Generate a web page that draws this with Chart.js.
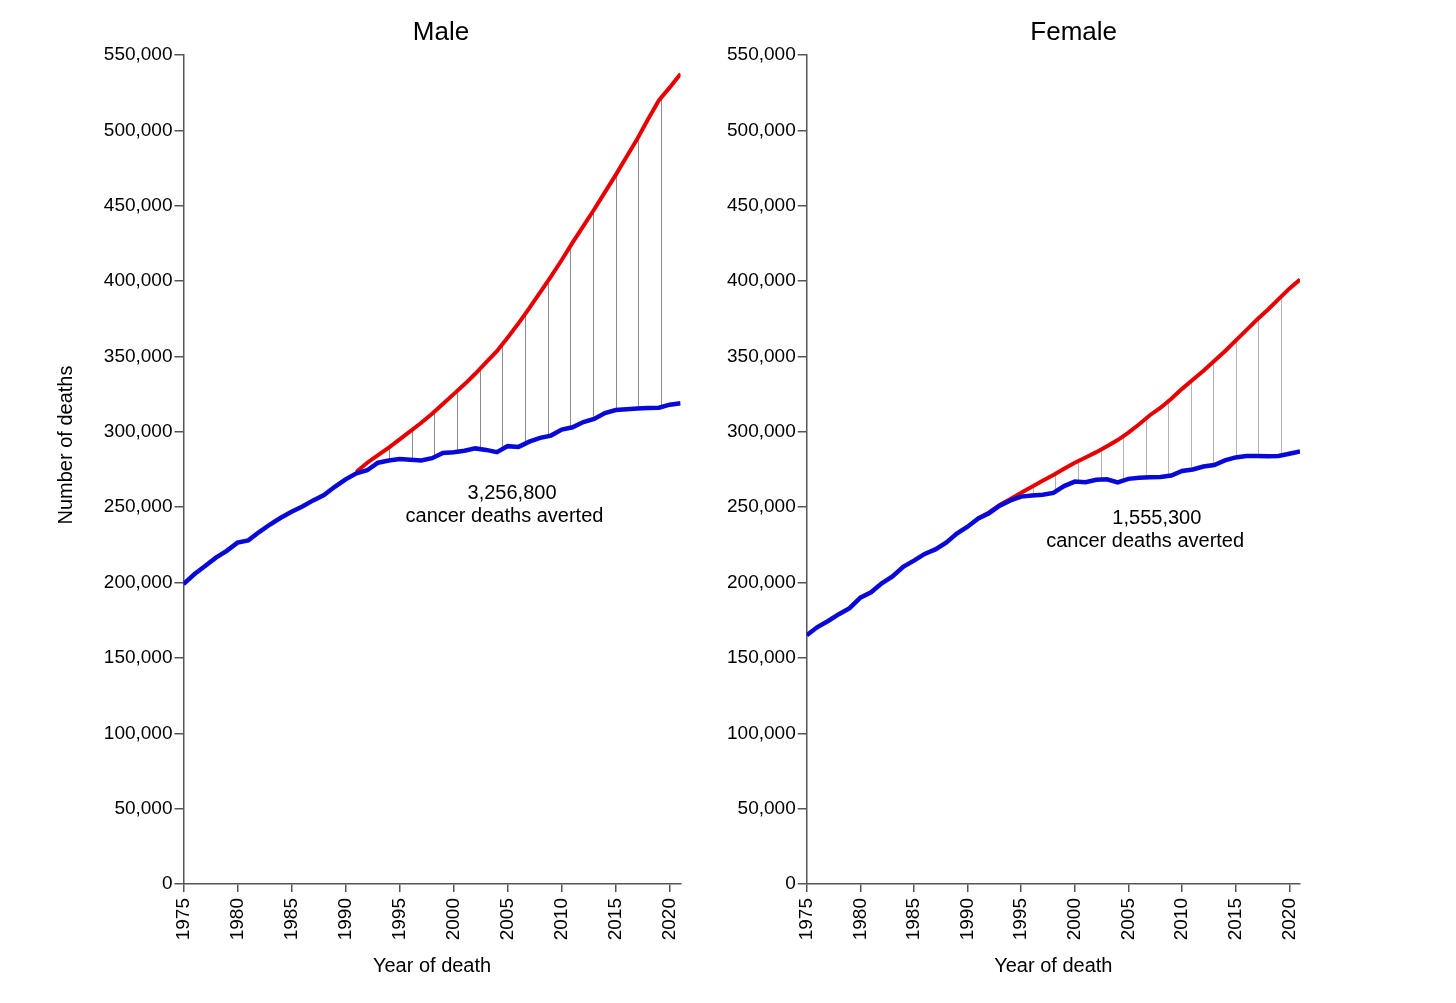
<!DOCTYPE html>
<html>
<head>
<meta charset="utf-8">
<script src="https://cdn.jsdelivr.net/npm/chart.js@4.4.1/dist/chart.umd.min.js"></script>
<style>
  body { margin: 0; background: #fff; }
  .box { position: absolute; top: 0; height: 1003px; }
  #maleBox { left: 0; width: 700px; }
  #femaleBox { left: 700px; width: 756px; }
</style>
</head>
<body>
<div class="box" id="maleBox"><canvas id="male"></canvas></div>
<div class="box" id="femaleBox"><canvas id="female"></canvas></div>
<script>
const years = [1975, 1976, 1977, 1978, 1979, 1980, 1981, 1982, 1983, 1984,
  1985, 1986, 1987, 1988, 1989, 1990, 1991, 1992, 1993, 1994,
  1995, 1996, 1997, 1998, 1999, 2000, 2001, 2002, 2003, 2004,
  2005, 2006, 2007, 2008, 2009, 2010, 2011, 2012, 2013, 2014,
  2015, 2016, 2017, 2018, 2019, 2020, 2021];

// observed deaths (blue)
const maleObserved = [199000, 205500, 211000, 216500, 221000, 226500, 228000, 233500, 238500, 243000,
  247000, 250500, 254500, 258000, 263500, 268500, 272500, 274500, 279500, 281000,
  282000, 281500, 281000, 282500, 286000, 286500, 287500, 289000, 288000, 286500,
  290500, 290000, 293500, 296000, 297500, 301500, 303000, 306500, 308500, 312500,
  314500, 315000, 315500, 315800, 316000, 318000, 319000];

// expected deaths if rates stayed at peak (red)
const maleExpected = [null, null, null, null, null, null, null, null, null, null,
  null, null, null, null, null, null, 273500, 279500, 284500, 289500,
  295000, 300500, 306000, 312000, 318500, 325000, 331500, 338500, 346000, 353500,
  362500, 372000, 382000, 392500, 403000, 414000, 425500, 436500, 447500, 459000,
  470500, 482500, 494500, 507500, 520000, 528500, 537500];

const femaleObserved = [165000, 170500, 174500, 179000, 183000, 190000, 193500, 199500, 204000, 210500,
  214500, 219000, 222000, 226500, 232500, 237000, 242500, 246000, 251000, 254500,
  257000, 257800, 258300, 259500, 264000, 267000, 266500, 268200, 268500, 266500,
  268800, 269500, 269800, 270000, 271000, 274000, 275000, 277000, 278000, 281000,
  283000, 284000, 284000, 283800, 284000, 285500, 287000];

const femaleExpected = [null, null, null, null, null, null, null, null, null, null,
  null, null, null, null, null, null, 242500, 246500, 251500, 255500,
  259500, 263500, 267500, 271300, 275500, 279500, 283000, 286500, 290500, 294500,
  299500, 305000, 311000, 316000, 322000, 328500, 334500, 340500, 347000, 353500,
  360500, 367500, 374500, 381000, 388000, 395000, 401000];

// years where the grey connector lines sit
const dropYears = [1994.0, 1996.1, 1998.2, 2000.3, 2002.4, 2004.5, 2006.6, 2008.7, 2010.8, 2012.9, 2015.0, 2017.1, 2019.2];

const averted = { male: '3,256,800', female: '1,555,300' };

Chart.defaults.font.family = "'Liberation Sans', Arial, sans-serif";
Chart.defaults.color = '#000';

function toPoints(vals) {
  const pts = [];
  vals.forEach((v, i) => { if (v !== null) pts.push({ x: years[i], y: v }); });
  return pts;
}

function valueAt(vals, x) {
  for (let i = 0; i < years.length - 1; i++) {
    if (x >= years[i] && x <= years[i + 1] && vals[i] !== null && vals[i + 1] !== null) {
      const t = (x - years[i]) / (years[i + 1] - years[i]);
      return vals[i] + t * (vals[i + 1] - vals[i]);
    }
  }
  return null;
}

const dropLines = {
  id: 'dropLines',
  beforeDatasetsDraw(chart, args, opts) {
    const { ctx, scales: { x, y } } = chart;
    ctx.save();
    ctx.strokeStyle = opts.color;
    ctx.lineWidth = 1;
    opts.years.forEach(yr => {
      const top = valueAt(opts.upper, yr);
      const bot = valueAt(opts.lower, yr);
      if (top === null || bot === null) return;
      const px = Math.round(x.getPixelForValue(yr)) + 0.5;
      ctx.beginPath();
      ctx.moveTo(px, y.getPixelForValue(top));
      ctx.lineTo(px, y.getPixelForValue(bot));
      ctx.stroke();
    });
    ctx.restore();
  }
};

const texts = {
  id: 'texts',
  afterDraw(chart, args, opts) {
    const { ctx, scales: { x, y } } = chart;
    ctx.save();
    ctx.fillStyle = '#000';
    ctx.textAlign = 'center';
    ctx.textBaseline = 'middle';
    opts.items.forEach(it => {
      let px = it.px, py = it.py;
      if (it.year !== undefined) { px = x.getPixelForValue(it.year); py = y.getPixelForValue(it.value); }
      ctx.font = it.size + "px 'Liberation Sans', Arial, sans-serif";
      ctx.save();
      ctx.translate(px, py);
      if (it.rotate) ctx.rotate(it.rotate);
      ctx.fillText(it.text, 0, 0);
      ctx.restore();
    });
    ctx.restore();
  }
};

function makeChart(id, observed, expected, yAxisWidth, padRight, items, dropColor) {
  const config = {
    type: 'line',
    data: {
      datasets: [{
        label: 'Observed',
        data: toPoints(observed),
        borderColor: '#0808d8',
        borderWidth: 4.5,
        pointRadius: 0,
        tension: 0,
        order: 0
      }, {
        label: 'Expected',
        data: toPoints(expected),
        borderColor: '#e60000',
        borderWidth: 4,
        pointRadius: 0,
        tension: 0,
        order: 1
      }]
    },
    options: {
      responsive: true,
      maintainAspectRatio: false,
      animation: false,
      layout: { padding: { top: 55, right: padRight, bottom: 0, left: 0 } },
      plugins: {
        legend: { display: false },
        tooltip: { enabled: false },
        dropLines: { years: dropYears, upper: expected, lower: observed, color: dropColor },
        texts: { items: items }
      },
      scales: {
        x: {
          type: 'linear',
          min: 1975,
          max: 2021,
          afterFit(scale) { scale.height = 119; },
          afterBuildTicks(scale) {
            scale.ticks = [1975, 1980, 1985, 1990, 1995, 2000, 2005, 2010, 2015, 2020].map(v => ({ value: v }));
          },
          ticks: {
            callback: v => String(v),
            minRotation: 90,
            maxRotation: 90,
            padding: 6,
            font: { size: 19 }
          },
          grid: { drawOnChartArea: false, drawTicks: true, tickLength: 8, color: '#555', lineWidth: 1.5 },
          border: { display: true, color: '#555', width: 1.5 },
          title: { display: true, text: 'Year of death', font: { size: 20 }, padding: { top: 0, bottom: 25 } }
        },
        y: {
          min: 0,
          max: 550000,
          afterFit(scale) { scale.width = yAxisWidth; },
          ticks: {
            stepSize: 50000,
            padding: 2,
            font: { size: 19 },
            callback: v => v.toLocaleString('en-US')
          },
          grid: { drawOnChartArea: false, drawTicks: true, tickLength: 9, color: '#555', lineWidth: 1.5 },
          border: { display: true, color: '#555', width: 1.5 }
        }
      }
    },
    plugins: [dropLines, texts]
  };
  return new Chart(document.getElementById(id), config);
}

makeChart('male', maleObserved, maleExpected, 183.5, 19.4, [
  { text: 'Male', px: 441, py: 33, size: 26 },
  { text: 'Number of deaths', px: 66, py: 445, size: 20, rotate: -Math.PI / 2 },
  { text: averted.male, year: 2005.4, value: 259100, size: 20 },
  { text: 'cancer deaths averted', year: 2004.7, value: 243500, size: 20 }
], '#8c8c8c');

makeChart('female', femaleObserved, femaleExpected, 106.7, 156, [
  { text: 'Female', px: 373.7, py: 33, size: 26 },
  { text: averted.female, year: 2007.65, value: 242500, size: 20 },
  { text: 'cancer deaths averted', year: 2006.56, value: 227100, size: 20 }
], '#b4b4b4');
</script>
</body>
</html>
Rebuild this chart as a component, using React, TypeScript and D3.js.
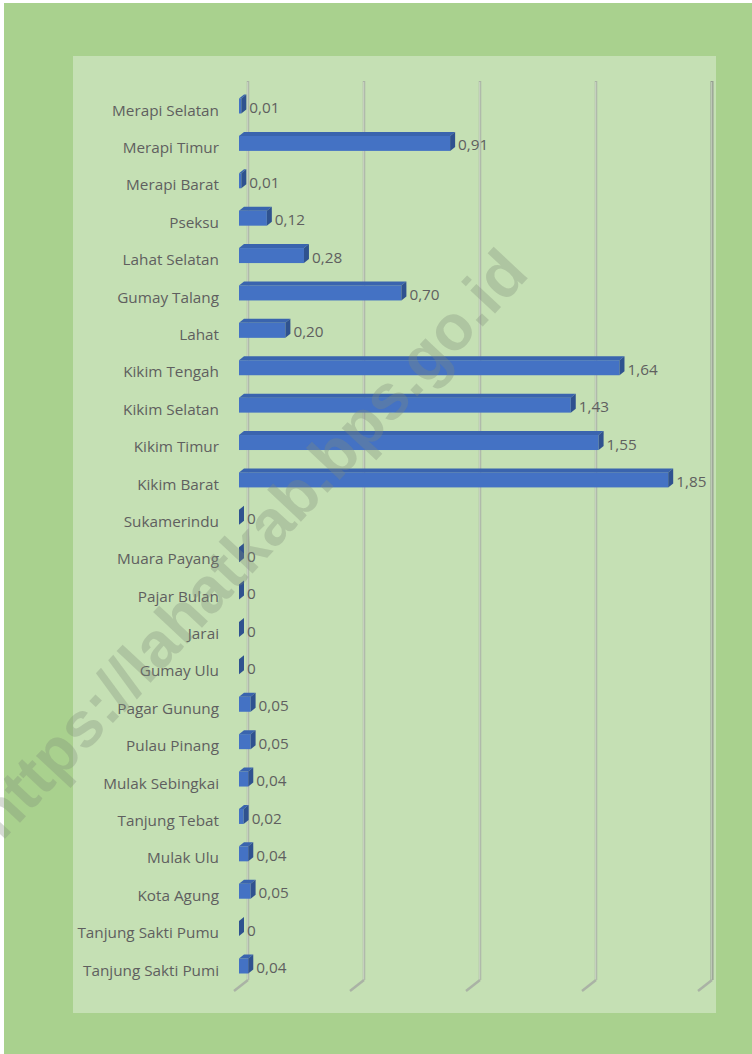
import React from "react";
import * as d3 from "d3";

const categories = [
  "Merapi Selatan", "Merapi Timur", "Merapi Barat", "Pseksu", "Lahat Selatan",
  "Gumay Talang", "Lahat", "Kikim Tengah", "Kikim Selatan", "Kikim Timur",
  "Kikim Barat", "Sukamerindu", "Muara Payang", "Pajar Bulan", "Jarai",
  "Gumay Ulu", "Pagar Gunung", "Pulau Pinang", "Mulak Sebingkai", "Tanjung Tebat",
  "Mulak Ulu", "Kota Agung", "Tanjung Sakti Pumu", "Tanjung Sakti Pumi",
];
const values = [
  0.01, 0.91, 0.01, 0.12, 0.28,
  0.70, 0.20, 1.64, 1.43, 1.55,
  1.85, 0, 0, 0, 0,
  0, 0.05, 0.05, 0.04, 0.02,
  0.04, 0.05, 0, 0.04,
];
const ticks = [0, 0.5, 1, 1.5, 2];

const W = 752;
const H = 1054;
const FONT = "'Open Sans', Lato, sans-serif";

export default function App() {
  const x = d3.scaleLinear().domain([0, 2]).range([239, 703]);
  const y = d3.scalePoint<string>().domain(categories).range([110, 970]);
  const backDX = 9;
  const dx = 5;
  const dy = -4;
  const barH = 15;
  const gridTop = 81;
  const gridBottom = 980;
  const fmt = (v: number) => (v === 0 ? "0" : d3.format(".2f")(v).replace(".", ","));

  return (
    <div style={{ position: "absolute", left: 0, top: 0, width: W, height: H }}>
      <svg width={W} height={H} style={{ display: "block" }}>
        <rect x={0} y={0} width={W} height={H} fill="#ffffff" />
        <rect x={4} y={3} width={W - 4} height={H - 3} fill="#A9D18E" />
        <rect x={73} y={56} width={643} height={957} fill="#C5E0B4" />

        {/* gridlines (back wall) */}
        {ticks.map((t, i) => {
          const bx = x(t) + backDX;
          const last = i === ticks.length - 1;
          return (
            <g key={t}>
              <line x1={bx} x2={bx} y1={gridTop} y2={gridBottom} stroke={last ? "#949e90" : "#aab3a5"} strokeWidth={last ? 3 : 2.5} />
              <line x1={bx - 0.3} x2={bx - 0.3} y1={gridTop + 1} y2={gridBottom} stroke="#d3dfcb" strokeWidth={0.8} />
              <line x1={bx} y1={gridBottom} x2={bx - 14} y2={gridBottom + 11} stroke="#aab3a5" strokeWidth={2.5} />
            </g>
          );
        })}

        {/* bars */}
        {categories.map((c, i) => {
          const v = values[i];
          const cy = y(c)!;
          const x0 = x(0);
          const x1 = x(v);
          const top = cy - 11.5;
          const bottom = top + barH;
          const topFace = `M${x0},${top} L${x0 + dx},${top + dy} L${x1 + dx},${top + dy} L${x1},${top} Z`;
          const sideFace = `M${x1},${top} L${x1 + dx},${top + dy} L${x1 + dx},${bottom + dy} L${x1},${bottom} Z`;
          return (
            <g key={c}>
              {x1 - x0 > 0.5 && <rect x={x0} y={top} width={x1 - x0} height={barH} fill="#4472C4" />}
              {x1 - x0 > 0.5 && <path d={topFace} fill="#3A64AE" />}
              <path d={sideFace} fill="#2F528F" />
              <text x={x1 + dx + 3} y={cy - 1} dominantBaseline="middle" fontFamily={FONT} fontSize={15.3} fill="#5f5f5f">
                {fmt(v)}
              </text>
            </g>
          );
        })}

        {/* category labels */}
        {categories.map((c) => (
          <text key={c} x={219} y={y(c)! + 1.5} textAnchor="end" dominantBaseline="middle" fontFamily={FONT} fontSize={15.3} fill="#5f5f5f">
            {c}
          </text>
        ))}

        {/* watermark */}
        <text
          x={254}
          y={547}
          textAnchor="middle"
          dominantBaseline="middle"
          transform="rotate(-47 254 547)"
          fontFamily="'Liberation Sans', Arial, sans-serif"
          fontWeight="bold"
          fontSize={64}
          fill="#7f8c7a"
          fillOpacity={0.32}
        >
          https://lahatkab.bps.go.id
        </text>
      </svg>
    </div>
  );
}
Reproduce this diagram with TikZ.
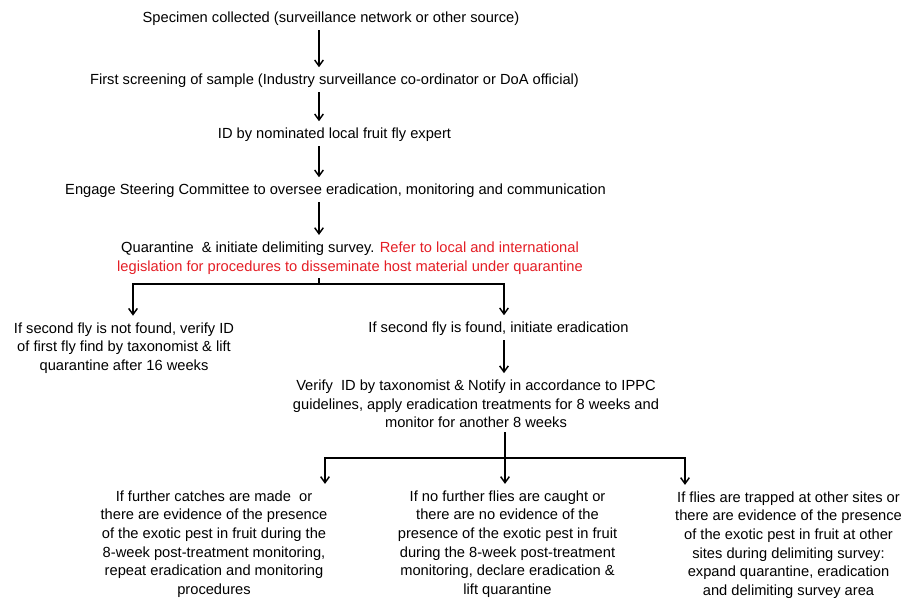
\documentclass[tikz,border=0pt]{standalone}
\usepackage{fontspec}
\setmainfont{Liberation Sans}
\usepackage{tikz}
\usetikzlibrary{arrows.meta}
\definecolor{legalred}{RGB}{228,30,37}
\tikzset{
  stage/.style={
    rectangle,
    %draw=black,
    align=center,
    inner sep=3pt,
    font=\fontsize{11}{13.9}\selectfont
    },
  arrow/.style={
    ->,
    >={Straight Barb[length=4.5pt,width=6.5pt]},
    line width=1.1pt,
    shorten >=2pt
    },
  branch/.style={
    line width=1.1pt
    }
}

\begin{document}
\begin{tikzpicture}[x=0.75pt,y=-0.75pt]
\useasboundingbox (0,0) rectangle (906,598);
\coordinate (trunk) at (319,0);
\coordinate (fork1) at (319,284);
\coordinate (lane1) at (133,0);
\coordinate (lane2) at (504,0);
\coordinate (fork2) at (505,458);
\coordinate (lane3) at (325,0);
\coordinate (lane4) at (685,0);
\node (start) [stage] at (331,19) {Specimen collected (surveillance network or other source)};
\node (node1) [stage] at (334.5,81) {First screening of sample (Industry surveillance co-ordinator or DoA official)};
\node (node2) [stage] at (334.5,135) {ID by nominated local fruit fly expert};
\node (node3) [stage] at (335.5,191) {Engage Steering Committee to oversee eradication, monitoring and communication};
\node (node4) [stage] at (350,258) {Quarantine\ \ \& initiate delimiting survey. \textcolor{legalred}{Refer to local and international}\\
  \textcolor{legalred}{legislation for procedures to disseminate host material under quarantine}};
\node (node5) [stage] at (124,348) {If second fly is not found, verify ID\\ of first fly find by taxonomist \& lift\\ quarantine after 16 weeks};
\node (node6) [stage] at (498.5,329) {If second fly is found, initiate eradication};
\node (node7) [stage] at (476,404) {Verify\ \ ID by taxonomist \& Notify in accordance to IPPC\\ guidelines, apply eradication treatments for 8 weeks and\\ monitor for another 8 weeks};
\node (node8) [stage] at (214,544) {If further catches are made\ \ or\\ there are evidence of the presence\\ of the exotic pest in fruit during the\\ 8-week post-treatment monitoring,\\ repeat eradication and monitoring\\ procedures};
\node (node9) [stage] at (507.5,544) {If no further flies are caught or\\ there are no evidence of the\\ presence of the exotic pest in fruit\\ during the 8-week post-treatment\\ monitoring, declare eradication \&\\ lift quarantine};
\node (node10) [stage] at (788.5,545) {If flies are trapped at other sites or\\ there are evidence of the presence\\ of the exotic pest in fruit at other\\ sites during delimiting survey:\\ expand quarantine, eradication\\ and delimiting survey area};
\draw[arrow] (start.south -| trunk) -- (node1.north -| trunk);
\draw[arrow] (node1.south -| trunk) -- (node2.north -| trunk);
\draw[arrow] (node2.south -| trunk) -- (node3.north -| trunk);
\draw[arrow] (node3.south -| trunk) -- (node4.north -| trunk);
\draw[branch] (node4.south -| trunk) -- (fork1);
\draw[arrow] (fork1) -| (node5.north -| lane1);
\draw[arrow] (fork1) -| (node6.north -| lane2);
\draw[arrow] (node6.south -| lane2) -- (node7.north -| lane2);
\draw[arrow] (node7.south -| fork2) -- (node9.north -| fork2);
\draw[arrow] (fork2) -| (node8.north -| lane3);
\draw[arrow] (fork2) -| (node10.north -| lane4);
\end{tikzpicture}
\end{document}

+--

▶ GIVEN REQUEST: Repeat only what runs from the first line of the records above to the line with "314500, 315000, 315500, 315800, 316000, 318000, 319000];", both included, word for word, minus the pictures.

▶ WRITTEN RESPONSE:
Generate a web page that draws this with Chart.js.
<!DOCTYPE html>
<html>
<head>
<meta charset="utf-8">
<script src="https://cdn.jsdelivr.net/npm/chart.js@4.4.1/dist/chart.umd.min.js"></script>
<style>
  body { margin: 0; background: #fff; }
  .box { position: absolute; top: 0; height: 1003px; }
  #maleBox { left: 0; width: 700px; }
  #femaleBox { left: 700px; width: 756px; }
</style>
</head>
<body>
<div class="box" id="maleBox"><canvas id="male"></canvas></div>
<div class="box" id="femaleBox"><canvas id="female"></canvas></div>
<script>
const years = [1975, 1976, 1977, 1978, 1979, 1980, 1981, 1982, 1983, 1984,
  1985, 1986, 1987, 1988, 1989, 1990, 1991, 1992, 1993, 1994,
  1995, 1996, 1997, 1998, 1999, 2000, 2001, 2002, 2003, 2004,
  2005, 2006, 2007, 2008, 2009, 2010, 2011, 2012, 2013, 2014,
  2015, 2016, 2017, 2018, 2019, 2020, 2021];

// observed deaths (blue)
const maleObserved = [199000, 205500, 211000, 216500, 221000, 226500, 228000, 233500, 238500, 243000,
  247000, 250500, 254500, 258000, 263500, 268500, 272500, 274500, 279500, 281000,
  282000, 281500, 281000, 282500, 286000, 286500, 287500, 289000, 288000, 286500,
  290500, 290000, 293500, 296000, 297500, 301500, 303000, 306500, 308500, 312500,
  314500, 315000, 315500, 315800, 316000, 318000, 319000];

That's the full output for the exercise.